Debevoise & Plimpton Rides Client Demand to New Highs
Despite the departures of prominent rainmakers at the end of 2017, the firm saw big increases in 2018.
March 13, 2019 at 04:47 PM
4 minute read
The original version of this story was published on The American Lawyer
Riding a rising tide of client demand, Debevoise & Plimpton reached new revenue and profit highs last year.
The New York firm's gross revenue increased 13 percent in 2018 to $929 million. Revenue per lawyer jumped 8.8 percent to $1.4 million, while profits per equity partner climbed to $3.265 million, an increase of 15.5 percent over 2017.
Presiding partner Michael Blair attributed the firm's financial performance to demand growth across most of its core practice areas, priority industries and important geographies.
“We saw this significant increase in client demand begin in 2017 and then continue into 2018,” said Blair, who has led the firm since 2011.
In the two-year span beginning in 2017, Debevoise's revenue increased 26 percent, and profits per equity partner jumped 35.5 percent, Blair said, adding that partner profits were up a whopping 57 percent in a six-year period.
“It shows that we have been improving our financial performance more rapidly than the overall market on a sustained basis over what is now a meaningful number of years,” Blair said.
As in 2017, the firm's priority industry groups—banking, health care, insurance, private equity and technology, media and telecommunications—each experienced increases in demand last year, as did its offices in Asia, Europe and the United States, Blair said.
Driven by strong performance from its transactional and litigation practices, Debevoise's offices in Hong Kong and London were standouts, with an increase in revenue around 24 percent in those offices, he said.
Several practices also had record-breaking years, according to the firm. The private funds practice broke all previous revenue records, advising on more than 100 private funds targeting more than $125 billion in commitments, Blair said. It was also a record year for the M&A and insurance practices, he said.

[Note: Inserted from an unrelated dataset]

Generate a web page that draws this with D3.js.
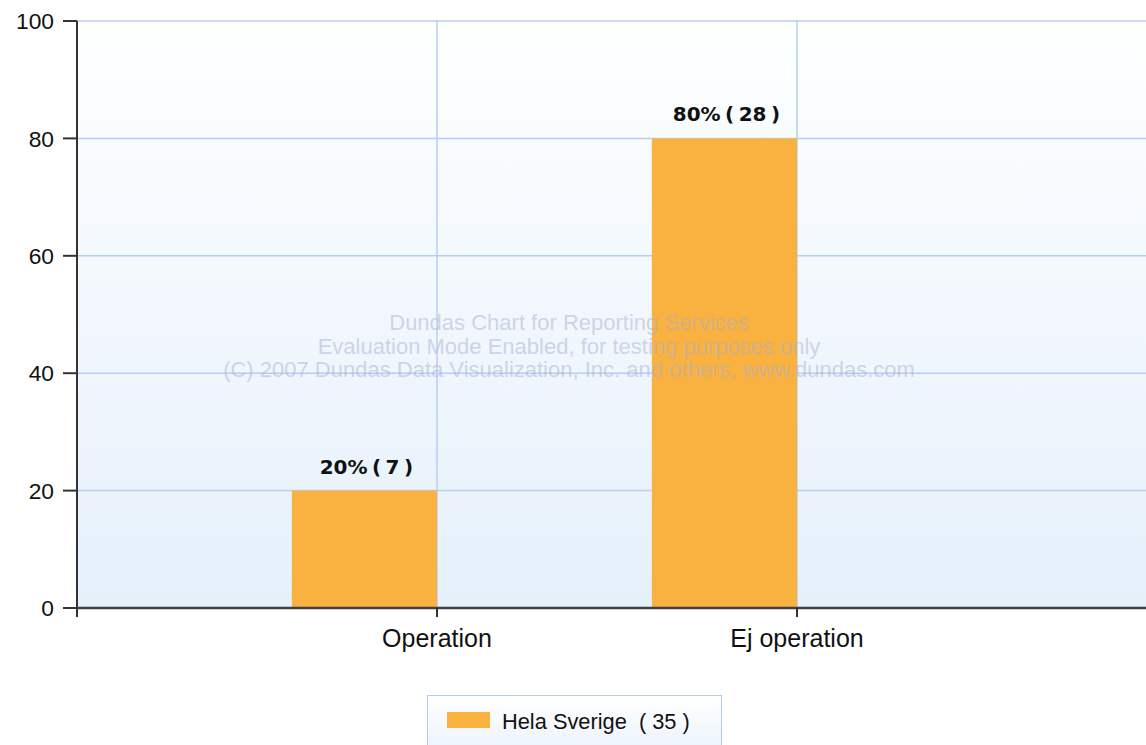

Debevoise advised Tribune Media Co. on its $6.4 billion sale to American telecommunications company Nexstar Media Group Inc. The firm represented Guggenheim Partners LLC and Morgan Stanley & Co. LLC in their roles as financial adviser to open source software company Red Hat Inc. in its $33.4 billion sale to International Business Machines Corp., the largest ever acquisition of a software company.
The firm, along with Ashurst and King & Wood Mallesons, also represented London-based Resolution Life Group Holdings in its $2.3 billion acquisition of Australian wealth management firm AMP Ltd.'s Australia and New Zealand life insurance division.
Mary Jo White, former U.S. Securities and Exchange Commission chair who rejoined the firm in as senior chair in 2017, was tapped to conduct an internal investigation into alleged sexual misconduct on the part of former CBS CEO Leslie Moonves, alongside Covington & Burling's Nancy Kestenbaum.
Debevoise grew 3.8 percent by head count in 2018, from 631 attorneys to 655. The number of equity partners at the lockstep firm remained fairly static, dipping 1.4 percent to 136 from 138 the year prior.
On the lateral moves front, Debevoise entered 2018 after a pair of notable departures: the head of the firm's investment management and funds group, Erica Berthou, and the deputy chair of its corporate department, Jordan Murray, both jumped to Kirkland & Ellis in the final weeks of 2017.
By last summer, the firm was in hiring mode, adding the co-chair of the financial services practice at Cadwalader, Wickersham & Taft, Jeffrey Robins, in New York, and Edward “Ted” Hassi, a former O'Melveny & Myers partner and top FTC lawyer, in Washington, D.C.
Abroad, Debevoise brought on Ashurst Asia dispute resolution head Gareth Hughes to launch the firm's Hong Kong disputes practice.
As for 2019, Blair said the firm doesn't have any office openings or new hires to announce in the near term, but that doesn't mean it's out of the question. (The firm is reportedly shopping around for new office space in Hudson Yards, but Blair declined to comment on the matter.)
“Having grown our revenue 26 percent over the last two years on a relatively flat partner head count, at some point it will get difficult to keep growing in double digits, but I don't see any significant changes,” Blair said.